Sleep is a state of relaxation that restores your physical and emotional energies. Regular sleep is vital in order for you to function normally while awake. After cancer your usual sleep patterns can be upset by
• medications or changes in medications
•emotional stress, anxiety, or depression
• change in your daily schedule
Good-quality sleep is an important ingredient in recovery. Make changes to encourage regular, good-quality sleep, even if it means taking medication for a while. You can do many things to facilitate good sleep:
•Adjust the timing, dose, or choice of medications that may be keeping you awake, such as decongestants and other cold remedies or steroids.

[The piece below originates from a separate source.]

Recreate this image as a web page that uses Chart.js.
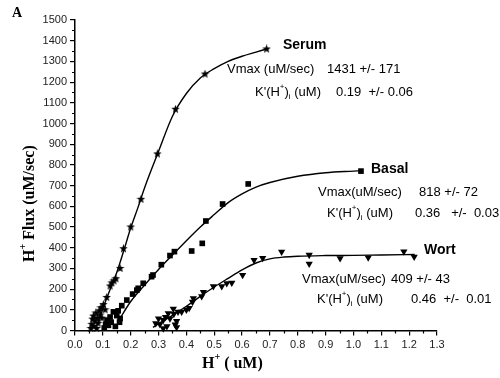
<!DOCTYPE html>
<html>
<head>
<meta charset="utf-8">
<script src="https://cdn.jsdelivr.net/npm/chart.js@4"></script>
<style>
  html, body { margin: 0; padding: 0; background: #fff; }
  #wrap { width: 500px; height: 378px; }
</style>
</head>
<body>
<div id="wrap"><canvas id="fluxChart" width="500" height="378"></canvas></div>
<script>
// axis ranges and tick steps
const xRange = [0, 1.3];
const yRange = [0, 1500];
const xStep = 0.1;
const yStep = 100;

// measured points [H+ (uM), flux (uM/sec)]
const serumPts = [
  [0.057, 10], [0.06, 30], [0.063, 55], [0.066, 70], [0.068, 20], [0.072, 45],
  [0.075, 85], [0.078, 10], [0.08, 60], [0.083, 35], [0.087, 95], [0.09, 75],
  [0.093, 110], [0.097, 60], [0.102, 125], [0.108, 100], [0.114, 160], [0.126, 215],
  [0.132, 230], [0.14, 240], [0.147, 250], [0.162, 300], [0.174, 395], [0.2, 500],
  [0.237, 634], [0.296, 853], [0.361, 1069], [0.467, 1239], [0.688, 1360]
];
const basalPts = [
  [0.105, 12], [0.11, 30], [0.115, 50], [0.12, 25], [0.126, 65], [0.13, 40],
  [0.138, 90], [0.145, 20], [0.15, 72], [0.155, 95], [0.16, 40], [0.162, 58],
  [0.168, 120], [0.186, 147], [0.207, 176], [0.222, 195], [0.227, 204], [0.245, 228],
  [0.275, 260], [0.28, 268], [0.31, 318], [0.341, 362], [0.357, 381], [0.419, 384],
  [0.457, 421], [0.47, 529], [0.53, 611], [0.622, 708], [1.027, 770]
];
const wortPts = [
  [0.29, 35], [0.3, 58], [0.305, 30], [0.317, 10], [0.317, 50], [0.325, 65],
  [0.33, 20], [0.335, 83], [0.341, 58], [0.353, 105], [0.355, 80], [0.36, 28],
  [0.365, 15], [0.365, 45], [0.37, 90], [0.383, 90], [0.4, 100], [0.41, 108],
  [0.422, 138], [0.425, 155], [0.455, 165], [0.461, 185], [0.497, 213], [0.527, 213],
  [0.545, 228], [0.563, 230], [0.602, 268], [0.643, 340], [0.674, 350], [0.742, 380],
  [0.841, 365], [0.841, 322], [0.952, 349], [1.053, 352], [1.181, 381], [1.218, 356]
];

// fitted curves
const serumFit = [
  [0.085, 40], [0.1, 105], [0.125, 195], [0.15, 280], [0.175, 385], [0.2, 495],
  [0.225, 590], [0.25, 690], [0.3, 865], [0.35, 1035], [0.4, 1145], [0.45, 1220],
  [0.5, 1265], [0.55, 1300], [0.6, 1325], [0.65, 1345], [0.688, 1360]
];
const basalFit = [
  [0.16, 55], [0.2, 140], [0.25, 220], [0.3, 295], [0.35, 365], [0.4, 434],
  [0.45, 500], [0.5, 560], [0.55, 618], [0.6, 660], [0.65, 693], [0.7, 715],
  [0.8, 745], [0.9, 762], [1.0, 770], [1.027, 772]
];
const wortFit = [
  [0.28, 15], [0.3, 33], [0.35, 73], [0.4, 117], [0.45, 165], [0.5, 210],
  [0.55, 252], [0.6, 293], [0.65, 326], [0.7, 346], [0.75, 355], [0.8, 359],
  [0.9, 362], [1.0, 363], [1.1, 365], [1.22, 367]
];

const toXY = arr => arr.map(p => ({ x: p[0], y: p[1] }));

// small filled five-point star used as marker
function starMarker(size) {
  const c = document.createElement('canvas');
  c.width = size; c.height = size;
  const g = c.getContext('2d');
  const cx = size / 2, cy = size / 2, ro = size / 2, ri = ro * 0.42;
  g.beginPath();
  for (let i = 0; i < 10; i++) {
    const r = i % 2 ? ri : ro;
    const a = -Math.PI / 2 + i * Math.PI / 5;
    g.lineTo(cx + r * Math.cos(a), cy + r * Math.sin(a));
  }
  g.closePath();
  g.fillStyle = '#000';
  g.fill();
  return c;
}

const sans = '"Liberation Sans", Arial, sans-serif';
const serif = '"Liberation Serif", "Times New Roman", serif';

// text with superscript / subscript runs: [text, 'n'|'sup'|'sub']
function drawRuns(ctx, x, y, runs, size, weight, family) {
  let cx = x;
  runs.forEach(r => {
    const small = r[1] !== 'n';
    const fs = small ? Math.round(size * 0.62) : size;
    ctx.font = weight + ' ' + fs + 'px ' + family;
    let dy = 0;
    if (r[1] === 'sup') dy = -size * 0.38;
    if (r[1] === 'sub') dy = size * 0.38;
    ctx.fillText(r[0], cx, y + dy);
    cx += ctx.measureText(r[0]).width;
  });
  return cx;
}

const kLabel = [["K'(H", 'n'], ['+', 'sup'], [')', 'n'], ['i', 'sub'], [' (uM)', 'n']];

const notes = {
  id: 'notes',
  afterDraw(chart) {
    const ctx = chart.ctx;
    const xs = chart.scales.x, ys = chart.scales.y;
    ctx.save();
    ctx.strokeStyle = '#000';
    ctx.lineWidth = 1.2;
    // minor ticks
    ctx.beginPath();
    for (let v = xRange[0] + xStep / 2; v < xRange[1]; v += xStep) {
      const px = Math.round(xs.getPixelForValue(v)) + 0.5;
      ctx.moveTo(px, ys.bottom);
      ctx.lineTo(px, ys.bottom + 3);
    }
    for (let v = yRange[0] + yStep / 2; v < yRange[1]; v += yStep) {
      const py = Math.round(ys.getPixelForValue(v)) + 0.5;
      ctx.moveTo(xs.left, py);
      ctx.lineTo(xs.left - 3, py);
    }
    ctx.stroke();

    ctx.fillStyle = '#000';
    ctx.textBaseline = 'middle';
    ctx.textAlign = 'left';

    // panel letter
    ctx.font = 'bold 14px ' + serif;
    ctx.fillText('A', 12, 13);

    // axis titles
    drawRuns(ctx, 202, 364, [['H', 'n'], ['+', 'sup'], [' ( uM)', 'n']], 16, 'bold', serif);
    ctx.save();
    ctx.translate(30, 262);
    ctx.rotate(-Math.PI / 2);
    drawRuns(ctx, 0, 0, [['H', 'n'], ['+', 'sup'], [' Flux (uM/sec)', 'n']], 16, 'bold', serif);
    ctx.restore();

    // Serum
    ctx.font = 'bold 14px ' + sans;
    ctx.fillText('Serum', 283, 45);
    ctx.font = '13px ' + sans;
    ctx.fillText('Vmax (uM/sec)', 227, 69);
    ctx.fillText('1431 +/- 171', 327, 69);
    drawRuns(ctx, 255, 92, kLabel, 13, 'normal', sans);
    ctx.font = '13px ' + sans;
    ctx.fillText('0.19  +/- 0.06', 336, 92);

    // Basal
    ctx.font = 'bold 14px ' + sans;
    ctx.fillText('Basal', 371, 169);
    ctx.font = '13px ' + sans;
    ctx.fillText('Vmax(uM/sec)', 318, 192);
    ctx.fillText('818 +/- 72', 419, 192);
    drawRuns(ctx, 327, 213, kLabel, 13, 'normal', sans);
    ctx.font = '13px ' + sans;
    ctx.fillText('0.36   +/-  0.03', 415, 213);

    // Wort
    ctx.font = 'bold 14px ' + sans;
    ctx.fillText('Wort', 424, 250);
    ctx.font = '13px ' + sans;
    ctx.fillText('Vmax(uM/sec)', 302, 279);
    ctx.fillText('409 +/- 43', 391, 279);
    drawRuns(ctx, 317, 299, kLabel, 13, 'normal', sans);
    ctx.font = '13px ' + sans;
    ctx.fillText('0.46  +/-  0.01', 411, 299);
    ctx.restore();
  }
};

const fitLine = data => ({
  data: toXY(data),
  showLine: true,
  borderColor: '#000',
  borderWidth: 1.4,
  pointRadius: 0,
  cubicInterpolationMode: 'monotone',
  clip: false
});

const ctx = document.getElementById('fluxChart').getContext('2d');
new Chart(ctx, {
  type: 'scatter',
  data: {
    datasets: [
      { label: 'Serum', data: toXY(serumPts), pointStyle: starMarker(9), backgroundColor: '#000', borderColor: '#000', clip: false },
      { label: 'Basal', data: toXY(basalPts), pointStyle: 'rect', pointRadius: 4, backgroundColor: '#000', borderColor: '#000', borderWidth: 0, clip: false },
      { label: 'Wort', data: toXY(wortPts), pointStyle: 'triangle', rotation: 180, pointRadius: 4.2, backgroundColor: '#000', borderColor: '#000', borderWidth: 0, clip: false },
      fitLine(serumFit),
      fitLine(basalFit),
      fitLine(wortFit)
    ]
  },
  options: {
    responsive: false,
    animation: false,
    layout: { padding: { top: 20, right: 63, left: 0, bottom: 0 } },
    plugins: { legend: { display: false }, tooltip: { enabled: false } },
    scales: {
      x: {
        type: 'linear',
        min: xRange[0], max: xRange[1],
        afterFit: s => { s.height = 47.5; },
        border: { display: true, color: '#000', width: 1.5 },
        grid: { display: true, drawOnChartArea: false, drawTicks: true, tickLength: 5, color: '#000', lineWidth: 1.2 },
        ticks: {
          stepSize: xStep, padding: 3, color: '#222',
          font: { family: sans, size: 11 },
          callback: v => Number(v).toFixed(1)
        }
      },
      y: {
        type: 'linear',
        min: yRange[0], max: yRange[1],
        afterFit: s => { s.width = 75; },
        border: { display: true, color: '#000', width: 1.5 },
        grid: { display: true, drawOnChartArea: false, drawTicks: true, tickLength: 5, color: '#000', lineWidth: 1.2 },
        ticks: {
          stepSize: yStep, padding: 3, color: '#222',
          font: { family: sans, size: 11 },
          callback: v => String(Math.round(v))
        }
      }
    }
  },
  plugins: [notes]
});
</script>
</body>
</html>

• Eliminate dietary stimulants such as caffeine in coffee, tea, chocolate, colas, and certain over-the-counter pain medications. This is especially important in the afternoon and evening.
•Do something relaxing to get ready for sleep.

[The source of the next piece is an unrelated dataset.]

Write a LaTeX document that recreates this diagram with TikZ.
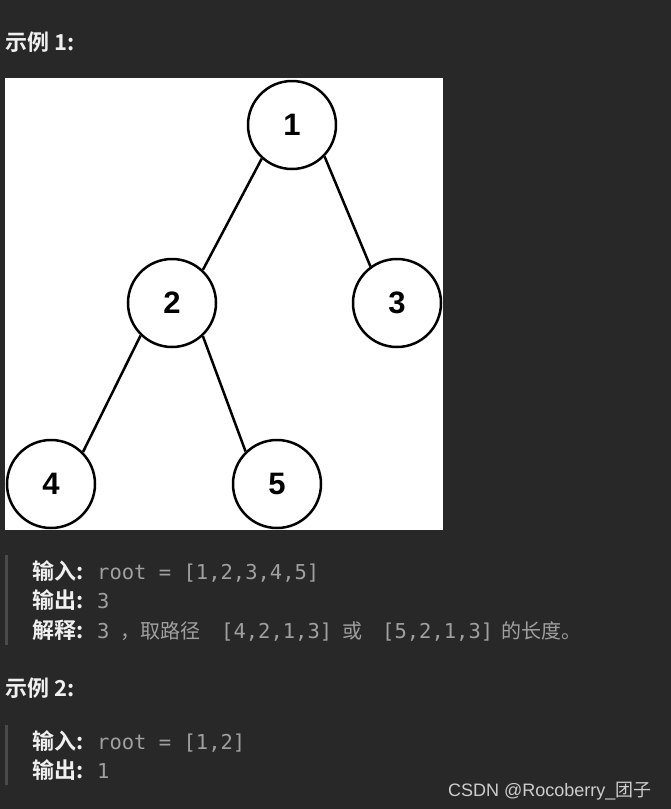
\documentclass[tikz,border=0pt]{standalone}
\usepackage{fontspec}
\setmainfont{Liberation Sans}
\setmonofont{DejaVu Sans Mono}
\newfontfamily\cjk[BoldFont={Noto Sans CJK SC Bold}]{Noto Sans CJK SC}
\usetikzlibrary{positioning}
\definecolor{pagebg}{RGB}{40,40,40}
\definecolor{quotebar}{RGB}{74,74,74}
\definecolor{codegray}{RGB}{160,160,160}
\definecolor{labelwhite}{RGB}{240,240,240}
\definecolor{markgray}{RGB}{205,205,205}

\begin{document}
\begin{tikzpicture}[x=1pt, y=-1pt,
    treenode/.style={circle, draw=black, line width=2.5pt, fill=white, minimum size=88pt, inner sep=0pt, font=\fontsize{31}{31}\selectfont\bfseries},
    treeedge/.style={line width=2.5pt, black},
    heading/.style={anchor=base west, inner sep=0pt, text=labelwhite, font=\cjk\fontsize{22}{22}\selectfont\bfseries},
    code/.style={anchor=base west, inner sep=0pt, text=codegray, font=\ttfamily\fontsize{20.5}{20.5}\selectfont},
    plain/.style={anchor=base west, inner sep=0pt, text=codegray, font=\cjk\fontsize{20}{20}\selectfont}]
    % Page
    \fill[pagebg] (0,0) rectangle (671,809);
    \useasboundingbox (0,0) rectangle (671,809);

    % Example 1
    \node[heading] (title1) at (5,50) {示例 1:};
    \fill[white] (5,78) rectangle (443,530);

    % Tree
    \node[treenode] (n1) at (292,125) {1};
    \node[treenode] (n2) at (172,303) {2};
    \node[treenode] (n3) at (397,303) {3};
    \node[treenode] (n4) at (51,484) {4};
    \node[treenode] (n5) at (277,484) {5};
    \draw[treeedge] (n1.228) -- (n2.47);
    \draw[treeedge] (n1.316) -- (n3.126);
    \draw[treeedge] (n2.226) -- (n4.45);
    \draw[treeedge] (n2.313) -- (n5.134);

    % Answer block 1
    \fill[quotebar] (5,555) rectangle (8,645);
    \node[heading] (in1) at (32,579) {输入:};
    \node[code] (in1v) at (97,579) {root = [1,2,3,4,5]};
    \node[heading] (out1) at (32,608) {输出:};
    \node[code] (out1v) at (97,608) {3};
    \node[heading] (why1) at (32,638) {解释:};
    \node[code] (why1a) at (97,638) {3};
    \node[plain] (why1b) at (120,638) {，取路径};
    \node[code] (why1c) at (221,638) {[4,2,1,3]};
    \node[plain] (why1d) at (342,638) {或};
    \node[code] (why1e) at (382,638) {[5,2,1,3]};
    \node[plain] (why1f) at (501,638) {的长度。};

    % Example 2
    \node[heading] (title2) at (5,696) {示例 2:};
    \fill[quotebar] (5,725) rectangle (8,785);
    \node[heading] (in2) at (32,749) {输入:};
    \node[code] (in2v) at (97,749) {root = [1,2]};
    \node[heading] (out2) at (32,778) {输出:};
    \node[code] (out2v) at (97,778) {1};

    % Watermark
    \node[anchor=base west, inner sep=0pt, text=markgray, font=\fontsize{18}{18}\selectfont] (mark) at (448,796) {CSDN @Rocoberry\_{\cjk 团子}};
\end{tikzpicture}
\end{document}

•Arrange your pain medication schedule to control pain when you go to sleep.
•Avoid alcohol at bedtime (it may help you fall asleep but will impair the quality and duration of sleep).
What About Nightmares?
Nightmares, distressing dreams, occur irregularly throughout life. During periods of emotional tension, you may notice an increase in the frequency, vividness, or daytime recall of your nightmares. After cancer this can be related to
• your medications
• uncontrolled pain
•posttraumatic stress (emotional stress following a traumatic event or experience)
Nightmares tend to become more frequent after one’s survival of any traumatic experience. Now that your treatments are over, your subconscious is processing what you went through. Some of your surfacing fears and anxieties may express themselves in nightmares. Remember that they are just dreams, not reality. Nightmares do not predict the future or cause events to occur. If they are persistent or anxiety producing, discuss them with your doctor.